## The request
Repeat the data below exactly, dropping any pictures it holds.

## Collected material
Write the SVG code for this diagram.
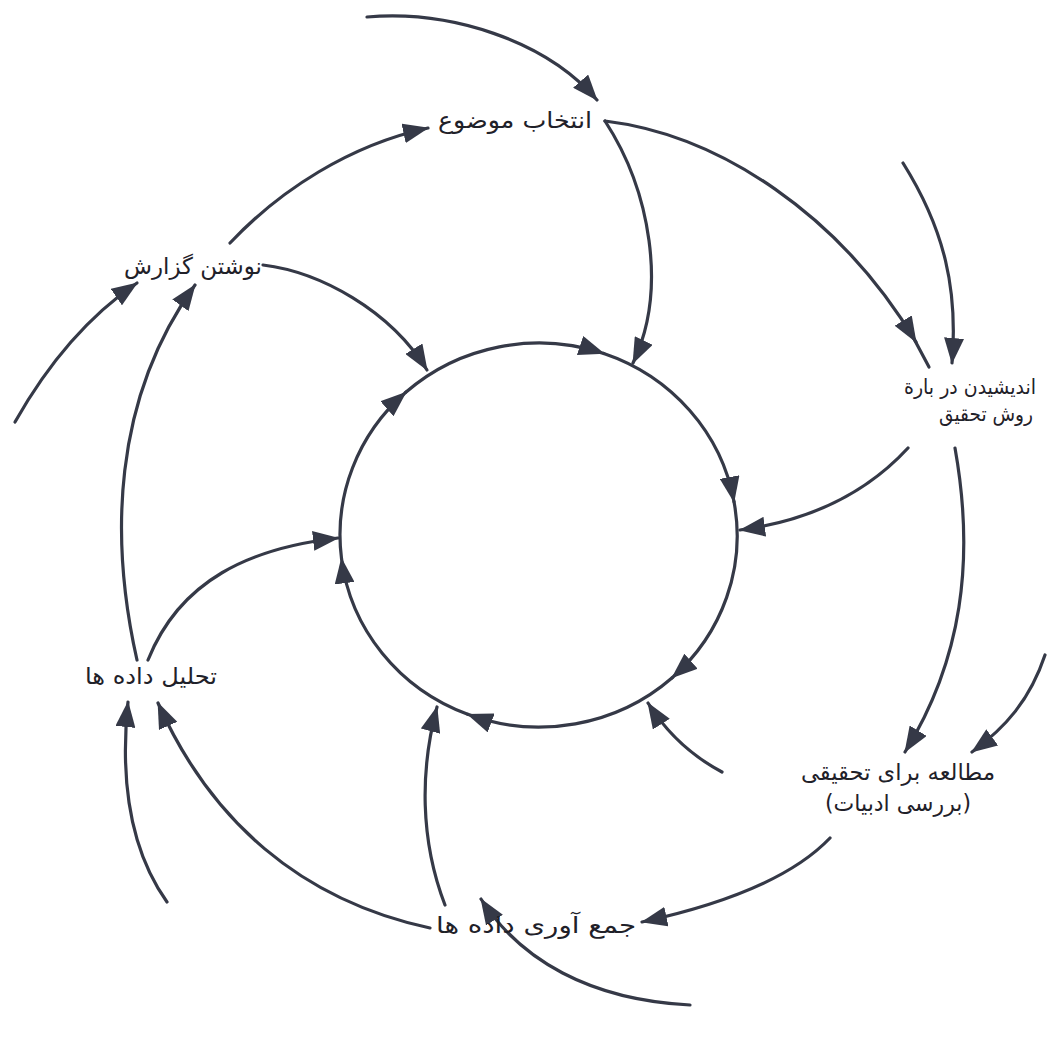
<svg xmlns="http://www.w3.org/2000/svg" width="1047" height="1042" viewBox="0 0 1047 1042">
<style>
.c{fill:none;stroke:#353947;stroke-width:3.2;stroke-linecap:round}
.a{marker-end:url(#ah)}
.t{font-family:"DejaVu Sans",sans-serif;font-size:23px;fill:#1f2129;text-anchor:middle}
.s{font-size:20.5px}
</style>
<defs>
<marker id="ah" viewBox="0 0 26 20" refX="25" refY="10" markerWidth="26" markerHeight="20" markerUnits="userSpaceOnUse" orient="auto">
<path d="M0,0 L26,10 L0,20 z" fill="#353947"/>
</marker>
</defs>
<rect width="1047" height="1042" fill="#ffffff"/>
<g id="connectors">
<path class="c a" d="M405.8,392.3 A199,192 0 0 1 603.8,353.5"/>
<path class="c a" d="M603.8,353.5 A199,192 0 0 1 734,501.7"/>
<path class="c a" d="M734,501.7 A199,192 0 0 1 672.2,677.7"/>
<path class="c a" d="M672.2,677.7 A199,192 0 0 1 467.7,714.3"/>
<path class="c a" d="M467.7,714.3 A199,192 0 0 1 341.5,558.4"/>
<path class="c a" d="M341.5,558.4 A199,192 0 0 1 405.8,392.3"/>
<path class="c a" d="M367,17 C450,10 545,40 597,100"/>
<path class="c a" d="M605,121 C720,135 840,215 916,342"/>
<path class="c" d="M913,337 L929,367"/>
<path class="c a" d="M605,121 C650,190 668,290 633,363"/>
<path class="c a" d="M903,163 C945,230 958,290 952,363"/>
<path class="c a" d="M908,448 C860,500 800,522 740,530"/>
<path class="c a" d="M955,448 C975,560 962,660 905,752"/>
<path class="c a" d="M1045,655 C1030,700 1005,728 972,752"/>
<path class="c a" d="M722,772 C690,755 665,730 648,703"/>
<path class="c a" d="M830,838 C790,880 720,905 642,922"/>
<path class="c a" d="M690,1005 C590,1000 520,960 481,899"/>
<path class="c a" d="M445,905 C420,840 420,770 437,707"/>
<path class="c a" d="M430,928 C300,900 210,820 158,703"/>
<path class="c a" d="M167,902 C130,850 120,780 128,702"/>
<path class="c a" d="M148,660 C180,580 250,548 338,538"/>
<path class="c a" d="M137,660 C110,540 112,400 195,285"/>
<path class="c a" d="M15,422 C50,360 90,315 137,283"/>
<path class="c a" d="M263,265 C320,272 390,310 427,370"/>
<path class="c a" d="M230,243 C280,190 350,145 428,128"/>
</g>
<g id="node-topic"><text class="t" x="515" y="128" direction="rtl" textLength="154" lengthAdjust="spacingAndGlyphs">انتخاب موضوع</text></g>
<g id="node-method"><text class="t s" x="970" y="394" direction="rtl" textLength="132" lengthAdjust="spacingAndGlyphs">اندیشیدن در بارة</text><text class="t s" x="986" y="421" direction="rtl" textLength="94" lengthAdjust="spacingAndGlyphs">روش تحقیق</text></g>
<g id="node-literature"><text class="t" x="898" y="780" direction="rtl" textLength="194" lengthAdjust="spacingAndGlyphs">مطالعه برای تحقیقی</text><text class="t" x="898" y="811" direction="rtl" textLength="146" lengthAdjust="spacingAndGlyphs">(بررسی ادبیات)</text></g>
<g id="node-collect"><text class="t" x="536" y="933" direction="rtl" textLength="200" lengthAdjust="spacingAndGlyphs">جمع آوری داده ها</text></g>
<g id="node-analysis"><text class="t" x="151" y="684" direction="rtl" textLength="132" lengthAdjust="spacingAndGlyphs">تحلیل داده ها</text></g>
<g id="node-report"><text class="t" x="193" y="274" direction="rtl" textLength="138" lengthAdjust="spacingAndGlyphs">نوشتن گزارش</text></g>
</svg>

## Solved problem
Write the SVG code for this diagram.
<svg xmlns="http://www.w3.org/2000/svg" width="1047" height="1042" viewBox="0 0 1047 1042">
<style>
.c{fill:none;stroke:#353947;stroke-width:3.2;stroke-linecap:round}
.a{marker-end:url(#ah)}
.t{font-family:"DejaVu Sans",sans-serif;font-size:23px;fill:#1f2129;text-anchor:middle}
.s{font-size:20.5px}
</style>
<defs>
<marker id="ah" viewBox="0 0 26 20" refX="25" refY="10" markerWidth="26" markerHeight="20" markerUnits="userSpaceOnUse" orient="auto">
<path d="M0,0 L26,10 L0,20 z" fill="#353947"/>
</marker>
</defs>
<rect width="1047" height="1042" fill="#ffffff"/>
<g id="connectors">
<path class="c a" d="M405.8,392.3 A199,192 0 0 1 603.8,353.5"/>
<path class="c a" d="M603.8,353.5 A199,192 0 0 1 734,501.7"/>
<path class="c a" d="M734,501.7 A199,192 0 0 1 672.2,677.7"/>
<path class="c a" d="M672.2,677.7 A199,192 0 0 1 467.7,714.3"/>
<path class="c a" d="M467.7,714.3 A199,192 0 0 1 341.5,558.4"/>
<path class="c a" d="M341.5,558.4 A199,192 0 0 1 405.8,392.3"/>
<path class="c a" d="M367,17 C450,10 545,40 597,100"/>
<path class="c a" d="M605,121 C720,135 840,215 916,342"/>
<path class="c" d="M913,337 L929,367"/>
<path class="c a" d="M605,121 C650,190 668,290 633,363"/>
<path class="c a" d="M903,163 C945,230 958,290 952,363"/>
<path class="c a" d="M908,448 C860,500 800,522 740,530"/>
<path class="c a" d="M955,448 C975,560 962,660 905,752"/>
<path class="c a" d="M1045,655 C1030,700 1005,728 972,752"/>
<path class="c a" d="M722,772 C690,755 665,730 648,703"/>
<path class="c a" d="M830,838 C790,880 720,905 642,922"/>
<path class="c a" d="M690,1005 C590,1000 520,960 481,899"/>
<path class="c a" d="M445,905 C420,840 420,770 437,707"/>
<path class="c a" d="M430,928 C300,900 210,820 158,703"/>
<path class="c a" d="M167,902 C130,850 120,780 128,702"/>
<path class="c a" d="M148,660 C180,580 250,548 338,538"/>
<path class="c a" d="M137,660 C110,540 112,400 195,285"/>
<path class="c a" d="M15,422 C50,360 90,315 137,283"/>
<path class="c a" d="M263,265 C320,272 390,310 427,370"/>
<path class="c a" d="M230,243 C280,190 350,145 428,128"/>
</g>
<g id="node-topic"><text class="t" x="515" y="128" direction="rtl" textLength="154" lengthAdjust="spacingAndGlyphs">انتخاب موضوع</text></g>
<g id="node-method"><text class="t s" x="970" y="394" direction="rtl" textLength="132" lengthAdjust="spacingAndGlyphs">اندیشیدن در بارة</text><text class="t s" x="986" y="421" direction="rtl" textLength="94" lengthAdjust="spacingAndGlyphs">روش تحقیق</text></g>
<g id="node-literature"><text class="t" x="898" y="780" direction="rtl" textLength="194" lengthAdjust="spacingAndGlyphs">مطالعه برای تحقیقی</text><text class="t" x="898" y="811" direction="rtl" textLength="146" lengthAdjust="spacingAndGlyphs">(بررسی ادبیات)</text></g>
<g id="node-collect"><text class="t" x="536" y="933" direction="rtl" textLength="200" lengthAdjust="spacingAndGlyphs">جمع آوری داده ها</text></g>
<g id="node-analysis"><text class="t" x="151" y="684" direction="rtl" textLength="132" lengthAdjust="spacingAndGlyphs">تحلیل داده ها</text></g>
<g id="node-report"><text class="t" x="193" y="274" direction="rtl" textLength="138" lengthAdjust="spacingAndGlyphs">نوشتن گزارش</text></g>
</svg>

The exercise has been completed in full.